Alors oui, grâce aux herbicides, l’agriculteur peut produire en quantité des produits de qualité, pour le plus grand plaisir du consommateur. Grâce aux herbicides les enfants ont pu rejoindre l’école au lieu de rester dans les champs. L’agriculteur et sa famille n’ont-ils pas droit eux aussi à une vie sociale ? N’ont-ils pas droit eux aussi aux progrès de la science ?

La nature est belle, mais elle n’est pas toujours aussi bienfaisante que certains poètes voudraient le faire croire. Les plus grands poisons sont d’origine végétale. Les plus grandes intoxications alimentaires se sont passées à l’époque du tout bio et les plus grandes famines aussi.

Si l’agriculteur est manipulé, ce n’est pas par les multinationales, mais par les citoyens qui ne connaissent plus rien à l’agriculture.
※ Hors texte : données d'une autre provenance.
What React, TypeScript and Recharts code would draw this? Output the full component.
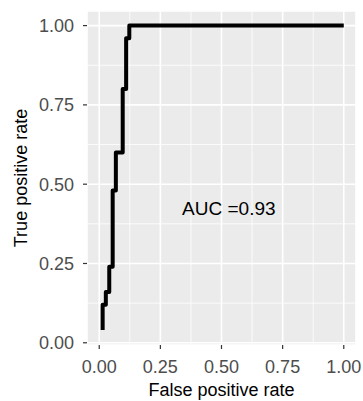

Tous ceux qui se permettent de donner des leçons ou de jeter l’opprobre sur les pratiques agricoles devraient passer leurs vacances à arracher les mauvaises herbes dans les champs ; il y a de nombreuses exploitations bio qui cherchent des travailleurs. Alors, peut-être, ils comprendraient un peu mieux.

Mon papa était agriculteur et il était fier d’avoir son champ propre, sans mauvaises herbes. C’était, je crois, un bon agriculteur.